Paragliding Enables Him To Take Wing -- Sport `Frees' Bellevue Man Of Cerebral Palsy

ISSAQUAH - Michael Miller never met his mother. She died 15 minutes before his birth.

Eight months pregnant, Miller's mother was killed in a traffic accident that deprived him of his parent and precious oxygen to his brain.

Miller survived those minutes to be born with cerebral palsy on Oct. 20, 1960. He learned to feed and dress himself, to walk and to talk. He was lucky, considering the trauma of his birth. But for most of his life, Miller thought he was a prisoner in his own body.

Today, he regularly steps off Tiger Mountain, 1,650 feet high, and glides outside Issaquah with his "little wing of freedom," as he calls it. He is one of about 2,800 paragliders in the country and the first in the sport with cerebral palsy, according to the U.S. Hang Gliding Association.

Floating over the treetops, he is alone with Lake Sammamish and treated to God's view, he said. "I know in my heart that it was not just luck that allowed me to survive and experience such winged freedom," he wrote in his journal after his first solo flight. "Not only did I survive this adventure, I feel exhilarated and inspired about my abilities to do so much more in life."
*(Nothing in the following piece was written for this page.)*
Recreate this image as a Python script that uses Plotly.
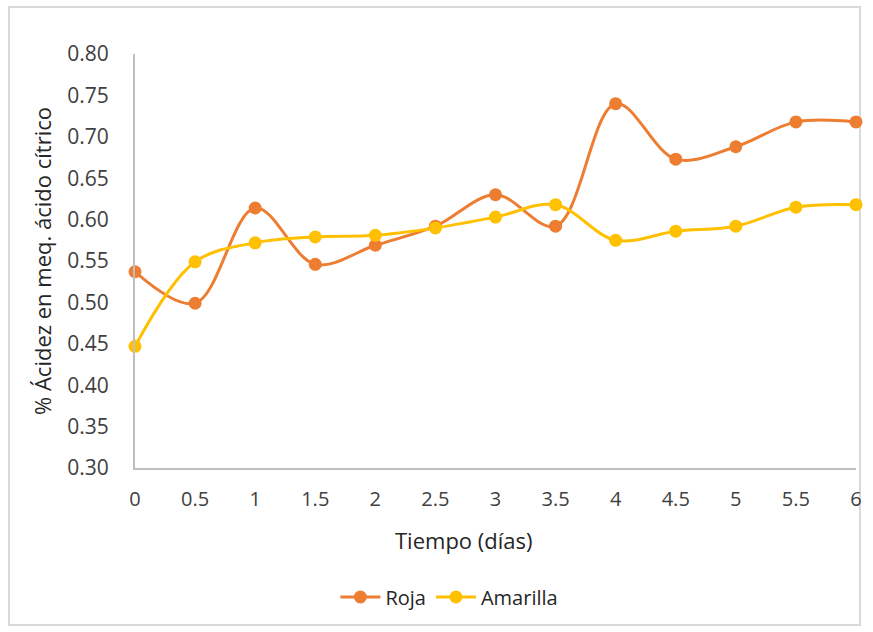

Natural exhilaration is new to Miller.

Growing up without a mother or father, Miller moved from foster home to foster home until he was 7. Angry and awkward, he resisted the loving couple who eventually raised him, he said. Miller took his first drink at 14.

"It warmed me in a way that I wanted to feel for the rest of my life," he said. "For the first time in my life, I felt no anger, pain or frustration. It was an instant escape from reality, a way out from the way I was to a feeling of euphoria."

Miller was the only disabled student in his school and would do anything to be accepted, even if it meant causing trouble, he said. His drinking continued, and his tolerance grew. He began combining marijuana, cocaine, Valium and hashish. Miller said his addictions sent him drifting across the United States and eventually to Seattle, where he took shelter beneath the Alaskan Way Viaduct in 1989.

At 29, Miller was broken down and tired of fighting himself. He remembers praying for the first time while living under the viaduct: "God help me. You either strike me dead or change me," he said of his prayer. "All I had were the clothes on my back and the desire to change my life."

That was six years ago.

Miller has been sober and has held the same full-time job - caring for severely disabled people - for five years. He has an apartment in Bellevue and is proud to say he accepts no government assistance. Last spring he began pursuing his dream of paragliding.

He had wanted to paraglide since the day he saw the sport, which is similar to hang gliding, on ESPN. Daily, he would drive out to Tiger Mountain to watch paragliders floating down the hill, descending about 300 feet per minute.

"It (paragliding) is really easy to learn, but it's very difficult to master," said Fred Stockwell of Oregon, publisher of Paragliding magazine, who knows of only one other disabled paraglider in the country. "It can be like being a sailor on a ship and not understanding the weather. (The) ground is very hard, and anything could go wrong."

Miller knew the danger. Paragliding instructor Mark Chirico of Redmond praises Miller for his determination and persistence. He and Miller took seven or eight tandem flights with Chirico handling the controls, but Miller wanted to go alone.

"Everybody was nervous, including Michael," Chirico said of Miller's first solo flight this summer. Chirico has taught thousands to paraglide and had agreed to take Miller on as a student for free, lending him equipment. After months of practice on the ground, Miller launched from Tiger Mountain, his hands tied to controls to ensure he did not let go.

"When I'm by myself, everything's up to me and you can't make any mistakes," Miller said. "I'm still nervous every time I launch, and I think that's normal. It's not normal to step off a mountain."

His traumatic birth, Miller agrees, was a fitting prelude to his stormy, remarkable life. "I got everything turned around," he said. "I love my life today. . . . There is nobody I would rather be than me."